It sounds simple. It rarely is. A new column changes the contract between your data and your code. Schema changes ripple across queries, indexes, APIs, and services. The earlier you define the impact, the smoother the deployment.
Start with the schema. Decide the column name, type, nullability, and default values. In relational databases, use an ALTER TABLE statement. On massive datasets, watch for locks and runtime impact. Many modern systems use online DDL to add columns without downtime.
Plan how the new column fits existing indexes. Adding it to an index can speed up reads but slow down writes. Avoid unnecessary indexes that bloat storage. Review query plans after the change.
Update code that touches the table. This includes object-relational mappers, raw queries, migrations, tests, and data models in every connected service. Propagate type changes across API contracts.

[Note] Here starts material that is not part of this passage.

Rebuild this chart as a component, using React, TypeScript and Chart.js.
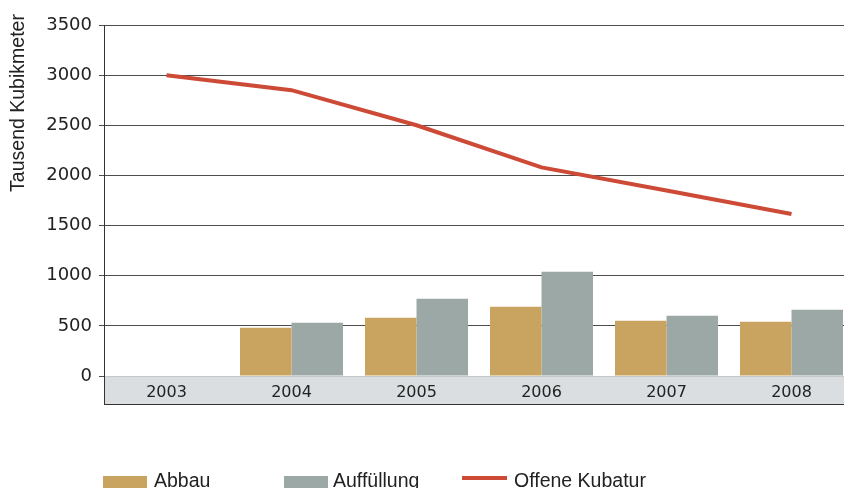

For production safety, deploy the new column in phases. First, add it in a way that leaves old code unaffected. Then backfill data if needed. Only after backfill should you make it required or rely on it in production logic. Roll out schema and application changes separately to minimize risk.
Monitor performance and error rates after deployment. Unexpected query patterns can appear once the new column goes live. Adjust indexes or queries based on real-world load.
Automation helps. Migration frameworks track the state of each schema change and can run them safely in CI/CD pipelines. Scripts ensure consistency across environments.
Adding a new column is not just a database change. It is an agreement that this piece of data now matters. Treat it with the same rigor you give to shipping code.